I'm trying to hunt down a potential bug in my application, and I'd like to see if there are duplicate events recorded for a user, which would be evidenced by duplicate data in two columns, user
and value
whereas the other columns could have slightly different meta data. Is there a way to identify such duplicates in a single SQL query?
Asked
Active
Viewed 821 times
0

helloB
- 3,472
- 10
- 40
- 87
-
2Possible duplicate of [Select statement to find duplicates on certain fields](http://stackoverflow.com/questions/4434118/select-statement-to-find-duplicates-on-certain-fields) – Adam Jun 23 '16 at 15:42
-
1Adjacent? Then you can use LAG or LEAD to see the previous or next record. Or use an EXISTS clause to find records where exists another record in the same minute or so with the same user and value. – Thorsten Kettner Jun 23 '16 at 15:43
2 Answers
1
Window functions can be used here. Especifically lag
or lead
deppending if you want the previous or the next occurrence of the dupplicate.
This query uses lag
but can be safely changed by lead
:
WITH event_with_lag_data AS (
SELECT user, value, value_ts,
lag(user) over (order by value_ts) as prev_user,
lag(value) over (order by value_ts) as prev_value
FROM event_data
)
SELECT user, value, value_ts
FROM event_with_lag_data
WHERE user = prev_user AND value = prev_value
value_ts
is the ordering column. I assume events are ordered by date/time.

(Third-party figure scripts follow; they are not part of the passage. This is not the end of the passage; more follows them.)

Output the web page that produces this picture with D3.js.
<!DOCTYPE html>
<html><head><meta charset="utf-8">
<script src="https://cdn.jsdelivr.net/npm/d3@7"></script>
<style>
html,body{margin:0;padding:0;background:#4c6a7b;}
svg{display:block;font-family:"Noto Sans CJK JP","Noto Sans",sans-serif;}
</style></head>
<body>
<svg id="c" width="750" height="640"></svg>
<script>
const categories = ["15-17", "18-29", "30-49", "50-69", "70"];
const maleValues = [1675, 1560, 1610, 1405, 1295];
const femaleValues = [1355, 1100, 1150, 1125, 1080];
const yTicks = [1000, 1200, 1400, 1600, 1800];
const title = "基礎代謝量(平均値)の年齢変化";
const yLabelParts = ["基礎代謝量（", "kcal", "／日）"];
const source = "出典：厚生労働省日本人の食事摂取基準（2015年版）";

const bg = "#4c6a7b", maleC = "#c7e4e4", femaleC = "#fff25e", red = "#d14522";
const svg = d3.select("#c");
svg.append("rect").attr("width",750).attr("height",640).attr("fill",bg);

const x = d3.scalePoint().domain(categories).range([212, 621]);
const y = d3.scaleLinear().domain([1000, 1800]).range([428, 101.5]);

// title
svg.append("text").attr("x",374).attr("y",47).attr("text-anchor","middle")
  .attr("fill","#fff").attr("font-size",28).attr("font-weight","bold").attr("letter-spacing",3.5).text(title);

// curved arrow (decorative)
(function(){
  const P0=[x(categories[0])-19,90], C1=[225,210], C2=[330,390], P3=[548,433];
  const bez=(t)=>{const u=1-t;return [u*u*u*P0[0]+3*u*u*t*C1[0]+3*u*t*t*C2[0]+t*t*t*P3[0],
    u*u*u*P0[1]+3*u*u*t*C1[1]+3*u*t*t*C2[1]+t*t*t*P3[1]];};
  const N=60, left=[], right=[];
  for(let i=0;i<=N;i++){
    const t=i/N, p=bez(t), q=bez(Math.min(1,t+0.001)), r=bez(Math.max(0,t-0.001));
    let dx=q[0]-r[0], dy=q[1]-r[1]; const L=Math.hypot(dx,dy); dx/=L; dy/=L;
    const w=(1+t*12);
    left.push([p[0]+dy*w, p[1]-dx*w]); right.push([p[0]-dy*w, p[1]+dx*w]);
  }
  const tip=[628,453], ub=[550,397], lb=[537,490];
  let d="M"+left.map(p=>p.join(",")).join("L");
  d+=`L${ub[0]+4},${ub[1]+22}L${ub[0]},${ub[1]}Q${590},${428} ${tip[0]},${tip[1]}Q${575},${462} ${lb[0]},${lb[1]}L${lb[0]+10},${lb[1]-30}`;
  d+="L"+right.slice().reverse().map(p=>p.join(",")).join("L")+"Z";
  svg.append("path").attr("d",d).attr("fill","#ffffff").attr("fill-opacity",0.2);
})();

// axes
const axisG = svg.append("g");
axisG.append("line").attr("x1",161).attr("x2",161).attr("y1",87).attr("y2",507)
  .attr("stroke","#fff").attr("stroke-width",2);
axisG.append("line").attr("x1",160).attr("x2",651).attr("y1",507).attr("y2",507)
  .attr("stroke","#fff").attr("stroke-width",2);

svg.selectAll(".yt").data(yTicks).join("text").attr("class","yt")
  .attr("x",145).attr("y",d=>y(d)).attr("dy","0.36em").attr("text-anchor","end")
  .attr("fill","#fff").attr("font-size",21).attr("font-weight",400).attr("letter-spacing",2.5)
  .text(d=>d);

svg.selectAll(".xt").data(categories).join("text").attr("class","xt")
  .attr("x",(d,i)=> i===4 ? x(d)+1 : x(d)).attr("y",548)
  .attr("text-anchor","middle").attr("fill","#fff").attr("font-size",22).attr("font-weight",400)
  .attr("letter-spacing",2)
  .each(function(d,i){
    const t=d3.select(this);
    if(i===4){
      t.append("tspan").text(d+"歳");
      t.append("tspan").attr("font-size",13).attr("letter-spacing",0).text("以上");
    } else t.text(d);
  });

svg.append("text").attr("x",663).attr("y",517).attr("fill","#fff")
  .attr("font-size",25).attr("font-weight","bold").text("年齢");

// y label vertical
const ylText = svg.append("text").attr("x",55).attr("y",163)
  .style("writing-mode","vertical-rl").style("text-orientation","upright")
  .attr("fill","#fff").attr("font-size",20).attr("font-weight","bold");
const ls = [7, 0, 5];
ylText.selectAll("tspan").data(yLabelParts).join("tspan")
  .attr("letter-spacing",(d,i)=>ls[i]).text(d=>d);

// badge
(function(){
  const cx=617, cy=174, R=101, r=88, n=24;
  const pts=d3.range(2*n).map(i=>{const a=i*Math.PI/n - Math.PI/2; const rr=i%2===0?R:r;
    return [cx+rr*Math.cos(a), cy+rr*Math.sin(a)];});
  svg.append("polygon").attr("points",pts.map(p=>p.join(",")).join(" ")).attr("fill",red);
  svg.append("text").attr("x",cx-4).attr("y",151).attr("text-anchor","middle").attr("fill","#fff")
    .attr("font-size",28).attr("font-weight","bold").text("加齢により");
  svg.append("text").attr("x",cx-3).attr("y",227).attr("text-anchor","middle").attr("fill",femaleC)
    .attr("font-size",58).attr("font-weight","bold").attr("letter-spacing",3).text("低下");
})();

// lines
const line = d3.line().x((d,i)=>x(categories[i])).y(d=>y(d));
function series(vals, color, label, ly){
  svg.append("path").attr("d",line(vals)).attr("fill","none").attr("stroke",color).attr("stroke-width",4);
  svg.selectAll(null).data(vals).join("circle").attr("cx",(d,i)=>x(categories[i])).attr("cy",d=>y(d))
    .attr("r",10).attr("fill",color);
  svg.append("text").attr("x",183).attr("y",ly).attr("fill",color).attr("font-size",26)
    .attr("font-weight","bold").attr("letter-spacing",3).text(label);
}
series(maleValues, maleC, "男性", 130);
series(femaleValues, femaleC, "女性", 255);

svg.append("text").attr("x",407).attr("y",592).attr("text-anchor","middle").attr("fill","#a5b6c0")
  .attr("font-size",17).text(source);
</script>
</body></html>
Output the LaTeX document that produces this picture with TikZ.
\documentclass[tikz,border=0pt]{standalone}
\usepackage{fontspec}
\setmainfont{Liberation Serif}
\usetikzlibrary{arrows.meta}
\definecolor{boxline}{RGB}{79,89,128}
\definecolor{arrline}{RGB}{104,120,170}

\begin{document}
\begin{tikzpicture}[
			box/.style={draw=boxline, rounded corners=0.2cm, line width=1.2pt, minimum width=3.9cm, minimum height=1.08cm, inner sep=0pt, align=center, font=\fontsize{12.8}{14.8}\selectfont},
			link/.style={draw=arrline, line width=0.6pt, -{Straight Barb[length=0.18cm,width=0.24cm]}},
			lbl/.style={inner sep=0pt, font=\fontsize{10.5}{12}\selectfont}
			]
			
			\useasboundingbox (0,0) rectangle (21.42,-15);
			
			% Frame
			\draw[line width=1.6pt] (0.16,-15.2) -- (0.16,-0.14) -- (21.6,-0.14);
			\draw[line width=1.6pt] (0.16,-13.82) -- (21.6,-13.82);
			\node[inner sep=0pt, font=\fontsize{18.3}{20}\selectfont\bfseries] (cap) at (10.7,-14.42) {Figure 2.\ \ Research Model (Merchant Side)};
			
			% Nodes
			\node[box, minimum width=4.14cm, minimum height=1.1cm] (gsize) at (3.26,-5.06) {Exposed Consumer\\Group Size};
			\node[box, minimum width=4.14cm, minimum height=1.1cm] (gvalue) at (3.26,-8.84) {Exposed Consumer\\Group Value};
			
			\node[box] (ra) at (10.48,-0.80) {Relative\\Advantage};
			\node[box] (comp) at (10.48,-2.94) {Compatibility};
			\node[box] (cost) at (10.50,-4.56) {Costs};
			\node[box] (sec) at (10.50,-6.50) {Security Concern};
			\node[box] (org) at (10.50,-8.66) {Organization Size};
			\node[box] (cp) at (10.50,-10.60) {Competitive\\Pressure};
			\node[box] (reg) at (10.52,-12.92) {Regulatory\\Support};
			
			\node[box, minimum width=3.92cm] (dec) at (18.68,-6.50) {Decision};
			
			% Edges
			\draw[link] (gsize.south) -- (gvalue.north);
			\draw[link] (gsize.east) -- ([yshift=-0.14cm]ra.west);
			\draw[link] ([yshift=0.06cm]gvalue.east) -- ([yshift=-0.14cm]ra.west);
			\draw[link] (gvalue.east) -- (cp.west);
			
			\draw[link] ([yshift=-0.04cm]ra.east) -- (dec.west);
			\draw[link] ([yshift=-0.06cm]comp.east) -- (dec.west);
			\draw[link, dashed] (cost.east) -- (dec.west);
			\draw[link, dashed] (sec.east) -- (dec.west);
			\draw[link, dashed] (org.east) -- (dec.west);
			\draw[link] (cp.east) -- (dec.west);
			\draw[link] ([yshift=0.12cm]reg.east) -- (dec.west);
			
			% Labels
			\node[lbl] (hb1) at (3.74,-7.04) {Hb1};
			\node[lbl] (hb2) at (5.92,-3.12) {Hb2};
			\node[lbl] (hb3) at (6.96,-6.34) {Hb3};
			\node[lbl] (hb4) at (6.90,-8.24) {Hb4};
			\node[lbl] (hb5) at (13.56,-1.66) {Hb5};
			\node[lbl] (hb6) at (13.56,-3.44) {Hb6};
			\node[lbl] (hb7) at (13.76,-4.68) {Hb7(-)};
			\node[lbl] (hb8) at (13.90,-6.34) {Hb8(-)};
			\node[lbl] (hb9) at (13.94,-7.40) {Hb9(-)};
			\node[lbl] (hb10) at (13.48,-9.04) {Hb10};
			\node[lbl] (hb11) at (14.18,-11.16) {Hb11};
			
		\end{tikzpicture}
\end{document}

If you have more columns to test for equality is just a matter of adding more lines to the lag
part and to the final where
part
0
In case you are just looking to find any duplicates based on two columns since it isn't clear what you mean by "adjacent", here is a solution:
WITH duplicates AS (
select
user,
value,
COUNT(*) AS COUNT
FROM event_data
GROUP BY
user,
value
)
SELECT
user,
value
FROM duplicates
WHERE COUNT > 1

Shayna
- 716
- 7
- 10